La jugada que hizo historia

En la parte baja de la sexta entrada del séptimo juego, con los Dodgers ganando 2-0, McDougald en primera y Martin en segunda, sin outs y Berra al bate con cuenta de una bola y ningún strike, Podres lanzó una recta baja y afuera que Berra levantó en un elevado alto y lejano hacia la línea del jardín izquierdo. Berra corrió hacia primera. McDougald, esperando anotar la carrera del empate si la pelota caía segura, se lanzó hacia segunda. Martin avanzó a medio camino entre segunda y tercera y se detuvo para ver si la bola sería atrapada.

El coach de primera base, Dickey, y el coach de tercera, Crosetti, permanecieron erguidos, observando la trayectoria de la pelota. Bauer, el siguiente bateador, se arrodilló en el círculo de espera cerca del bat boy Carrieri. El umpire de home, Honochick, se apartó un lado para seguir la trayectoria de la bola. El umpire de primera base, Dascoli, se ubicó varios pasos más allá de la base. El umpire de segunda base, Summers, volteó para vigilar la base. El umpire de tercera, Ballanfant, trotó unos pasos hacia el jardín. El umpire de left field, Flaherty, se movió rápidamente hacia la esquina del jardín izquierdo. Podres salió del montículo para respaldar la tercera base. El catcher Campanella se situó cerca del home plate. El primera base Hodges y el segunda base Gilliam, jugando profundos por Berra, corrieron a cubrir sus bases. El campocorto Reese se colocó al borde del césped del jardín cerca de tercera, listo para recibir un tiro hacia tercera o home. El tercera base Hoak esperaba en la base.

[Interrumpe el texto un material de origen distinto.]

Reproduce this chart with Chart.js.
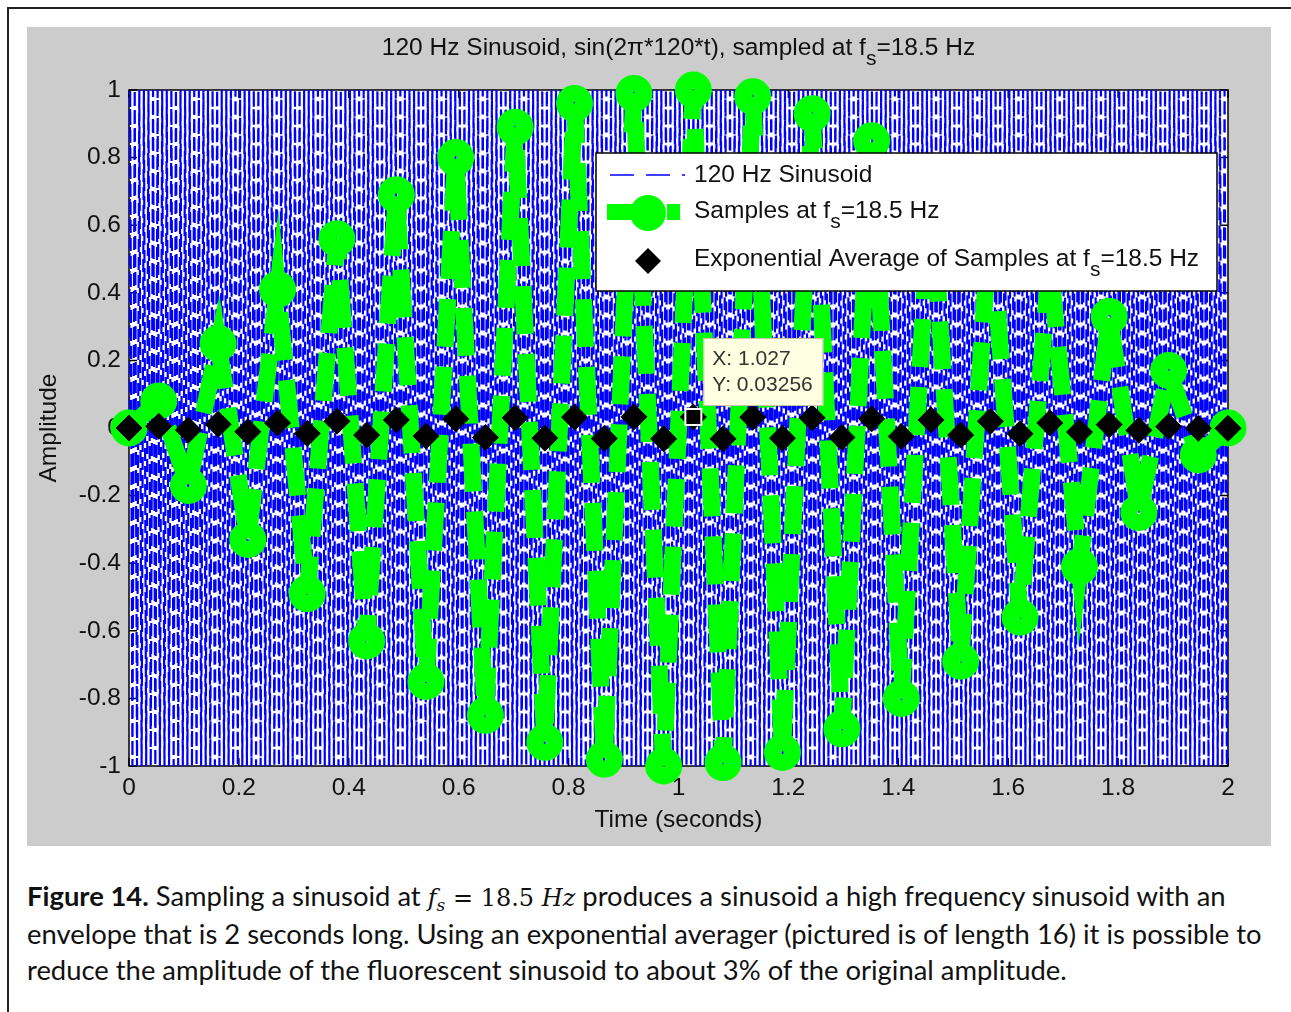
<!DOCTYPE html>
<html>
<head>
<meta charset="utf-8">
<script src="https://cdn.jsdelivr.net/npm/chart.js@4.4.1/dist/chart.umd.min.js"></script>
<style>
  html, body { margin: 0; padding: 0; background: #fff; }
  body { width: 1291px; height: 1012px; position: relative; overflow: hidden; }
  .frame { position: absolute; left: 7px; top: 7px; width: 1300px; height: 1020px;
           border-left: 2px solid #222; border-top: 2px solid #222; }
  .figure { position: absolute; left: 27px; top: 27px; width: 1244px; height: 819px; background: #cccccc; }
  .caption { position: absolute; left: 27px; top: 878px; font-family: Lato, sans-serif; font-size: 27.4px;
             line-height: 36px; color: #111; white-space: nowrap; }
  .caption .m { font-family: "DejaVu Serif", "Liberation Serif", serif; font-size: 24px; }
  .caption sub { font-size: 17px; vertical-align: -5px; line-height: 0; }
</style>
</head>
<body>
<div class="frame"></div>
<div class="figure"><canvas id="chart" width="1244" height="819"></canvas></div>
<div class="caption">
<b>Figure 14.</b> Sampling a sinusoid at <span class="m"><i>f<sub>s</sub></i> = 18.5 <i>Hz</i></span> produces a sinusoid a high frequency sinusoid with an<br>
envelope that is 2 seconds long. Using an exponential averager (pictured is of length 16) it is possible to<br>
reduce the amplitude of the fluorescent sinusoid to about 3% of the original amplitude.
</div>
<script>
// ---- data ----
// 120 Hz trace: one cycle = crest, trough; 240 cycles span the 2 s window
const sineFreq = 120;
const sineCycle = [1, -1];
const sineCycles = 240;

// samples taken at fs = 18.5 Hz (seconds)
const sampleTimes = [
  0, 0.0541, 0.1081, 0.1622, 0.2162, 0.2703, 0.3243, 0.3784, 0.4324, 0.4865,
  0.5405, 0.5946, 0.6486, 0.7027, 0.7568, 0.8108, 0.8649, 0.9189, 0.9730, 1.0270,
  1.0811, 1.1351, 1.1892, 1.2432, 1.2973, 1.3514, 1.4054, 1.4595, 1.5135, 1.5676,
  1.6216, 1.6757, 1.7297, 1.7838, 1.8378, 1.8919, 1.9459, 2.0000
];
const sampleValues = [
  0, 0.08, -0.17, 0.25, -0.33, 0.41, -0.49, 0.56, -0.63, 0.69,
  -0.75, 0.80, -0.85, 0.89, -0.93, 0.96, -0.98, 0.99, -1.00, 1.00,
  -0.99, 0.98, -0.96, 0.93, -0.89, 0.85, -0.80, 0.75, -0.69, 0.63,
  -0.56, 0.49, -0.41, 0.33, -0.25, 0.17, -0.08, 0
];
const averageValues = [
  0, 0.005, -0.006, 0.011, -0.011, 0.015, -0.016, 0.020, -0.021, 0.024,
  -0.024, 0.027, -0.028, 0.030, -0.030, 0.032, -0.031, 0.033, -0.032, 0.03256,
  -0.032, 0.032, -0.030, 0.030, -0.028, 0.027, -0.025, 0.024, -0.021, 0.020,
  -0.017, 0.015, -0.012, 0.010, -0.007, 0.004, -0.001, -0.001
];
const dataTip = { x: 1.027, y: 0.03256 };

const xTicks = [0, 0.2, 0.4, 0.6, 0.8, 1, 1.2, 1.4, 1.6, 1.8, 2];
const yTicks = [-1, -0.8, -0.6, -0.4, -0.2, 0, 0.2, 0.4, 0.6, 0.8, 1];

const FONT = '"Liberation Sans", Arial, sans-serif';
const FS = 24.5;

const sinePoints = [{ x: 0, y: 0 }];
for (let k = 0; k < sineCycles; k++) {
  sineCycle.forEach((v, j) => {
    sinePoints.push({ x: (k + (j + 0.5) / sineCycle.length) / sineFreq, y: v });
  });
}
sinePoints.push({ x: 2, y: 0 });

const samplePoints = sampleTimes.map((t, i) => ({ x: t, y: sampleValues[i] }));
const averagePoints = sampleTimes.map((t, i) => ({ x: t, y: averageValues[i] }));

// text with subscripts: parts = [[text, isSub], ...]
function richText(ctx, parts, x, y, size, align) {
  const big = `${size}px ${FONT}`;
  const small = `${Math.round(size * 0.86)}px ${FONT}`;
  let total = 0;
  parts.forEach(([txt, sub]) => { ctx.font = sub ? small : big; total += ctx.measureText(txt).width; });
  let cx = align === 'center' ? x - total / 2 : x;
  ctx.textAlign = 'left';
  ctx.textBaseline = 'middle';
  parts.forEach(([txt, sub]) => {
    ctx.font = sub ? small : big;
    ctx.fillText(txt, cx, sub ? y + 11 : y);
    cx += ctx.measureText(txt).width;
  });
}

function diamond(ctx, x, y, r) {
  ctx.beginPath();
  ctx.moveTo(x - r, y); ctx.lineTo(x, y - r); ctx.lineTo(x + r, y); ctx.lineTo(x, y + r);
  ctx.closePath();
  ctx.fill();
}

const matlabAxes = {
  id: 'matlabAxes',
  beforeDatasetsDraw(chart) {
    const { ctx, chartArea: a, scales: { x, y } } = chart;
    ctx.save();
    ctx.fillStyle = '#fff';
    ctx.fillRect(a.left, a.top, a.right - a.left, a.bottom - a.top);
    ctx.strokeStyle = '#000';
    ctx.lineWidth = 1.5;
    ctx.strokeRect(a.left, a.top, a.right - a.left, a.bottom - a.top);
    ctx.beginPath();
    xTicks.forEach(t => {
      const px = x.getPixelForValue(t);
      ctx.moveTo(px, a.bottom); ctx.lineTo(px, a.bottom - 8);
      ctx.moveTo(px, a.top); ctx.lineTo(px, a.top + 8);
    });
    yTicks.forEach(t => {
      const py = y.getPixelForValue(t);
      ctx.moveTo(a.left, py); ctx.lineTo(a.left + 8, py);
      ctx.moveTo(a.right, py); ctx.lineTo(a.right - 8, py);
    });
    ctx.stroke();
    ctx.restore();
  },
  afterDatasetsDraw(chart) {
    const { ctx, chartArea: a, scales: { x, y } } = chart;
    ctx.save();

    // legend
    const lx = 569, ly = 126, lw = 621, lh = 138;
    ctx.fillStyle = '#fff';
    ctx.fillRect(lx, ly, lw, lh);
    ctx.strokeStyle = '#000';
    ctx.lineWidth = 1.5;
    ctx.strokeRect(lx, ly, lw, lh);

    ctx.strokeStyle = '#0000ff';
    ctx.lineWidth = 1.5;
    ctx.setLineDash([24, 12]);
    ctx.beginPath(); ctx.moveTo(583, 148); ctx.lineTo(658, 148); ctx.stroke();

    ctx.strokeStyle = '#00ff00';
    ctx.lineWidth = 16;
    ctx.setLineDash([40, 20]);
    ctx.beginPath(); ctx.moveTo(580, 185); ctx.lineTo(653, 185); ctx.stroke();
    ctx.setLineDash([]);
    ctx.fillStyle = '#00ff00';
    ctx.beginPath(); ctx.arc(621, 186, 18, 0, Math.PI * 2); ctx.fill();

    ctx.fillStyle = '#000';
    diamond(ctx, 621, 234, 13);

    ctx.fillStyle = '#111';
    richText(ctx, [['120 Hz Sinusoid']], 667, 148, FS);
    richText(ctx, [['Samples at f'], ['s', true], ['=18.5 Hz']], 667, 184, FS);
    richText(ctx, [['Exponential Average of Samples at f'], ['s', true], ['=18.5 Hz']], 667, 232, FS);

    // data tip
    const px = x.getPixelForValue(dataTip.x), py = y.getPixelForValue(dataTip.y);
    ctx.fillStyle = '#ffffe1';
    ctx.fillRect(px + 10, py - 79, 120, 68);
    ctx.strokeStyle = '#c9c3a3';
    ctx.lineWidth = 1;
    ctx.strokeRect(px + 10.5, py - 78.5, 119, 67);
    ctx.fillStyle = '#333';
    ctx.font = `21px ${FONT}`;
    ctx.textBaseline = 'middle';
    ctx.textAlign = 'left';
    ctx.fillText(`X: ${dataTip.x}`, px + 19, py - 58);
    ctx.fillText(`Y: ${dataTip.y}`, px + 19, py - 32);
    ctx.fillStyle = '#fff';
    ctx.fillRect(px - 9, py - 9, 18, 18);
    ctx.fillStyle = '#000';
    ctx.fillRect(px - 7, py - 7, 14, 14);

    // title
    ctx.fillStyle = '#111';
    richText(ctx, [['120 Hz Sinusoid, sin(2\u03c0*120*t), sampled at f'], ['s', true], ['=18.5 Hz']],
      (a.left + a.right) / 2, 21, FS, 'center');
    ctx.restore();
  }
};

const tickFmt = v => String(+Number(v).toFixed(1));

new Chart(document.getElementById('chart'), {
  type: 'line',
  data: {
    datasets: [
      {
        label: '120 Hz Sinusoid',
        data: sinePoints,
        order: 3,
        borderColor: '#0000ff',
        borderWidth: 2.2,
        borderDash: [13, 5],
        pointRadius: 0,
        tension: 0
      },
      {
        label: 'Samples at fs=18.5 Hz',
        data: samplePoints,
        order: 2,
        borderColor: '#00ff00',
        borderWidth: 17,
        borderDash: [48, 20],
        pointRadius: 10,
        pointBorderWidth: 17,
        pointBorderColor: '#00ff00',
        pointBackgroundColor: 'transparent',
        tension: 0,
        clip: false
      },
      {
        label: 'Exponential Average of Samples at fs=18.5 Hz',
        data: averagePoints,
        order: 1,
        showLine: false,
        pointStyle: 'rectRot',
        pointRadius: 13,
        pointBorderWidth: 1,
        pointBorderColor: '#000',
        pointBackgroundColor: '#000',
        clip: false
      }
    ]
  },
  options: {
    responsive: false,
    animation: false,
    events: [],
    layout: { padding: { top: 63, right: 43, left: 0, bottom: 0 } },
    plugins: { legend: { display: false }, tooltip: { enabled: false } },
    scales: {
      x: {
        type: 'linear',
        min: 0, max: 2,
        afterBuildTicks: s => { s.ticks = xTicks.map(v => ({ value: v })); },
        afterFit: s => { s.height = 80; },
        grid: { display: false, drawTicks: false },
        border: { display: false },
        ticks: { callback: tickFmt, color: '#111', padding: 8, maxRotation: 0, font: { family: FONT, size: FS } },
        title: { display: true, text: 'Time (seconds)', color: '#111', padding: { top: 0, bottom: 11 },
                 font: { family: FONT, size: FS } }
      },
      y: {
        type: 'linear',
        min: -1, max: 1,
        afterBuildTicks: s => { s.ticks = yTicks.map(v => ({ value: v })); },
        afterFit: s => { s.width = 102; },
        grid: { display: false, drawTicks: false },
        border: { display: false },
        ticks: { callback: tickFmt, color: '#111', padding: 8, font: { family: FONT, size: FS } },
        title: { display: true, text: 'Amplitude', color: '#111', padding: { top: 8, bottom: 0 },
                 font: { family: FONT, size: FS } }
      }
    }
  },
  plugins: [matlabAxes]
});
</script>
</body>
</html>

El jardinero izquierdo Amoros, que había estado jugando bien adentro del left-center (círculo blanco) por el zurdo Berra, corrió casi 45 metros (línea punteada) atravesando el césped del jardín hasta el punto donde la pelota caía en la esquina del left field. En el último momento, frenó con el talón del pie izquierdo y estiró la mano derecha, enguantada, para atrapar la bola. Este fue el primer out de la entrada. McDougald, ya un paso más allá de segunda, se giró apresurado y retrocedió hacia primera, pero Reese, esperando el tiro desde el jardín, lo divisó con el rabillo del ojo.

En el jardín, Amoros, después de atrapar la bola, giró rápidamente hacia tercera y lanzó con fuerza (línea continua) a Reese. Reese recibió el tiro a la altura de la cabeza por el lado del guante y, sin dudar, giró y envió la pelota (línea continua) atravesando el infield hacia Hodges en primera base. Hodges atrapó el tiro perfecto a la altura del pecho, en un estiramiento largo, justo a tiempo para doble play sobre un McDougald que deslizaba desesperadamente, marcando el segundo out. Bauer tomó turno y conectó un roletazo a Reese para el tercer out de la histórica entrada.